Vagón-bar
Cuando terminaba primero de Periodismo en la Universidad de Navarra, David Beriain y sus padres nos invitaron a Artajona. Me parece que fuimos Alejandro Navas, decano entonces, algunos compañeros de David y yo. Nos saludó muy sonriente antes de que bajáramos del coche delante de una casa de piedra que transmitía solidez, señorío, solera. Señalé el escudo sobre la puerta y le dije a David para bromear: «¡Así que rojo y con escudo, eh!». Me había dicho que militaba en Izquierda Unida o, al menos, que simpatizaba con la formación. Su respuesta fue otra sonrisa, ya me tenía muy sabido, y un autorretrato perfecto, por lo que dijo y por cómo lo dijo: «¿Qué pasa, chaval? ¡Rojo, pero noble!». No sé si mantuvo las simpatías comunistas —nunca le pregunté—; sí sé que jamás dejó de ser un hombre noble, en el sentido más amplio y profundo de la palabra. Por eso le queríamos tanto tantos.

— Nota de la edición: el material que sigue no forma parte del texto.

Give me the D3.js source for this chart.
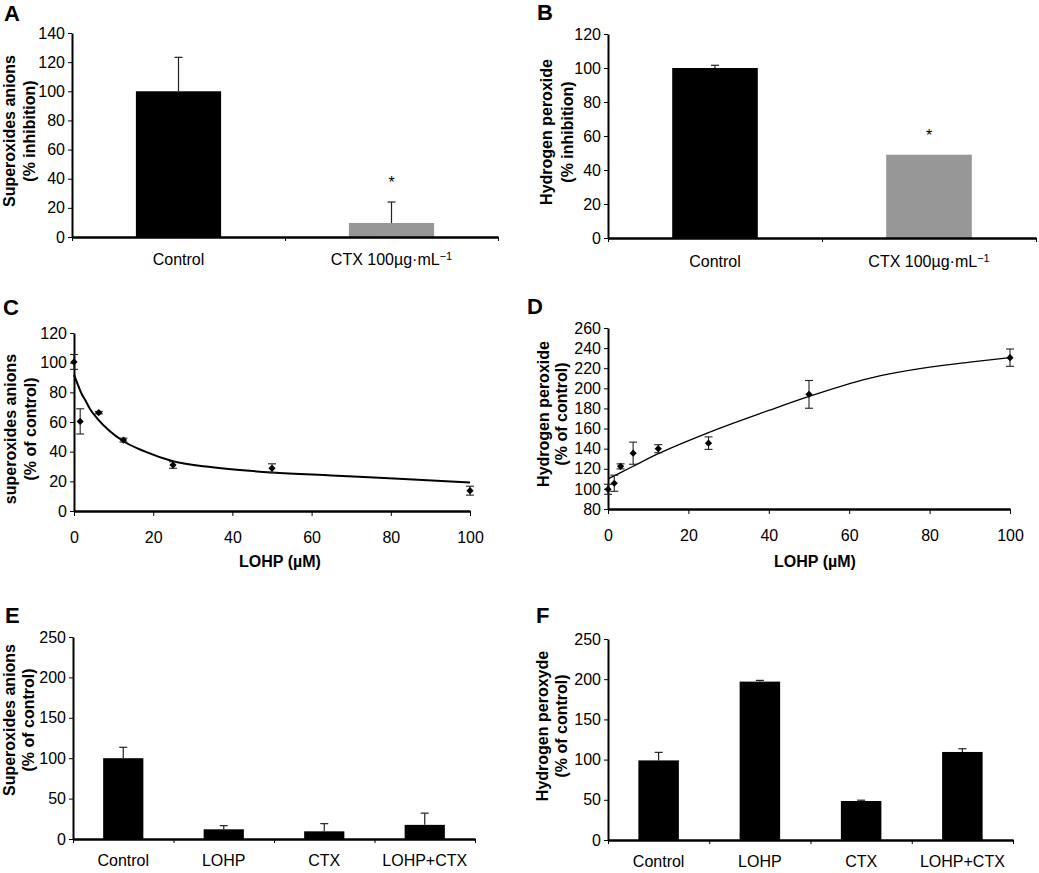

A los pocos días de empezar la carrera vino a verme porque le había sido asignado como asesor. En aquella primera entrevista me sentí examinado y suspendido. No recuerdo qué me dijo o qué me preguntó o qué le contesté. Cuando salió del despacho, tan serio como había entrado, me hice a la idea de que no volvería nunca. Al cabo de una hora estaba de regreso con dos amigos. Pidió que les repitiera lo que le había dicho a él. Supongo que repetí lo que fuera mientras David nos miraba, ahora sí, sonriendo. Era un líder natural y todos le obedecíamos. Dos meses después conocí a Angelines, su madre. Me confió que le parecían muy bien los consejos que le daba a su hijo. Me quedé espantado. No imaginaba que aquel chaval, tan independiente y tan líder, de carácter tan marcado, le contara nuestras conversaciones a su madre. Siete años más tarde seguía haciéndolo. Cuando David ya estaba en La Voz de Galicia, sus padres se acercaron a Coruña y fuimos los cuatro a cenar. En un momento en el que nos quedamos solos, su padre me dijo: «Ya sabemos que va a tu casa antes de marchar a la guerra». Debí de poner cara de susto, aunque simplemente no había entendido, y Javier añadió para tranquilizarme: «Nos parece bien. Nos alegra que vaya a ver al cura antes de salir». David había iniciado hacía unos meses su carrera de enviado especial a zonas de conflicto. Me parece que ya había estado unas cuantas veces en Irak. Antes de viajar, hablaba con don Carlos Elizalde, navarro como él —y también fallecido—. Casi nunca me enteraba de esas visitas. Iba cuando yo no estaba.
Este era otro rasgo de su carácter, tan singular: seguía los consejos que veía razonables, pero le costaba reconocer que los seguía, como si hacerlo resultara cursi o vanidoso. A veces, si pensaba que me daría una alegría grande, me la comunicaba a su manera. «Voy a ser el padrino de confirmación de mi hermano», anunció un día muy contento. «Bien, pero para eso habría que hacer otras cosas antes», respondí sin alborozo. «¡Pues para que sepas: ya las he hecho!». En realidad, usó otras palabras. A David casi nunca se le puede citar literalmente… Hablaba con un desgarro que intentaba velar su desbordante ternura. Como si temiera no parecer suficientemente duro.
Era muy duro, sin embargo. Hasta el punto de bordear la imprudencia. Apenas iniciados sus periplos guerreros, empezó a padecer unos cólicos nefríticos dolorosísimos, larguísimos y, sobre todo, imprevisibles, que a veces requerían días de hospitalización. Los llevaba con naturalidad. Ni se quejaba ni se escudó en ellos para evitar misiones en las que quedaría desamparado durante semanas, sin posibilidad de acudir a la unidad de Urgencias donde pasábamos horas hasta que el analgésico intravenoso le aliviaba.
A la vuelta de una comida, se dejó el sobre de la renta en mi coche. Fui a la redacción para devolvérselo. Vino riéndose al cabo de un rato: «Los has dejado asombrados (tampoco dijo asombrados). ¿Sabes qué me han dicho? Que si el asesor también me hace la declaración. Es que tuve que explicarles qué es un asesor en Navarra y que ya te quedas con él de por vida y tal, y pensaron…».
En un tuit muy celebrado, un descreído Ramón Lobo imaginaba a David riéndose en el cielo y le decía: «Habla bien de nosotros, por si acaso».
Paco Sánchez [Com 81 PhD 87] es periodista y profesor titular de la Universidade da Coruña.